Brant Nystrom, Lexmark laureate, sat down with Timothy Dooner to discuss the latest developments in Lexmark’s deployment of AI in truck operations.
Lexmark’s new Optra Edge executes AI applications at the point of need to drive greater productivity and savings while delivering a competitive advantage.
According to Nystrom, Optra Edge acts as an end-to-end edge computing platform that brings the potential of AI to business operations. “We enable vision AI to extract information from operating environments and turn that into actionable insights,” he said.
“While we have customers in all kinds of industries, over the past year or two, a large number of folks in trucking, transportation and logistics have taken advantage of our platform.”
Optra Edge provides much-needed solutions to a wide variety of trucking-related issues, including identifying arrival of vehicles, tracking locations of assets within a distribution center or warehouse, yard and gate management solutions, trailer loading and unloading optimization, personal protective equipment enforcement, and a variety of other customizable management systems.
“We attach one of our Edge units to existing camera infrastructure and utilize AI solutions that extract information from those video feeds,” Nystrom said, explaining the product’s implementation.
“We use that information to create data visualizations, provide push notifications and alerts, inform the right individuals of certain events that take place, or send that data to other companies or systems for processing.”
The Optra Edge device management portal allows users to see the status of their devices and tap into real-time views of their operations, enabling solution scalability across hundreds or even thousands of locations if necessary.
“We’re busy in the freight space, but we’re very focused on solving the problems faced daily by this industry,” Nystrom said.
With the dynamic and customizable interface Optra Edge offers, users can get specific solutions for their data-gathering and processing needs.
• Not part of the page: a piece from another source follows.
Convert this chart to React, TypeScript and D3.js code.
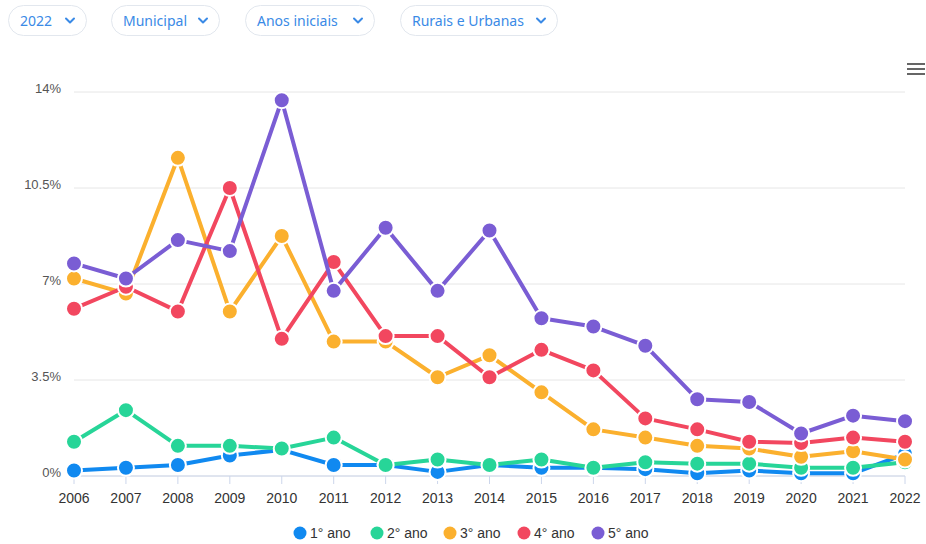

One such solution, Nystrom said, came in the form of a yard and gate management system for a shipper with distribution centers across North America.
“This particular client has been working to replace manned entry gates with digital ones,” Nystrom said. “They’ve had issues, as many others have, with the tracking and managing of arrivals and departures, as well as current locations of trucks and trailers.”
The custom Optra Edge system watches the entry and exit gates with video cameras then extracts visual data from the cabs and trailers as they arrive, providing textual data, particularly truck and trailer numbers.
“We keep track of all of this in a running database,” Nystrom said.
Associated with all of this information is the ability to search and sort by individual data points (including individual tractors and trailers), see their immediate locations, and view the history of their usage. This enables the user to not only know the live location of assets, but also their histories, which can be informative for operational strategies and a variety of other applications.
Additionally, Nystrom says, images are captured at each arrival and departure event so that human employees can visually verify the information recorded in the database.
“As with all of our solutions, it’s coupled with a slick interface that allows users to see the data by almost any metric, whether that’s time of day, vehicle type and many other combinations that allow forensic assessment of the operation,” Nystrom said. “If the camera can see it, the AI can extract it.”
Another client of Optra Edge needed to track trucks as they arrived and departed from particular landfills in order to calculate the average turn time of trucks at each one of these locations.
“The client started with a simple request for a license plate recognition system to match the incoming and outgoing vehicles,” Nystrom said. “The problem with that was that at landfills, a lot of these trucks are covered in mud, obscured by debris or have plates missing. That makes it difficult to have high reliability at any of these sites.”
“As a result, we began to capture all forms of vehicle data,” Nystrom said. “Things like make and model, color, unique markings, carrier information, and so on. We can now reliably identify each individual vehicle and calculate the time they spend at each location more accurately.”
According to Nystrom, that helped the customer save millions of dollars in waiting time and operating initiatives.
“It’s very forward-looking in that this technology can take visual information and extract it into something useful, which will be the foundation for more advanced automated systems in the near future,” Nystrom said. “We’re very excited to be a part of that.”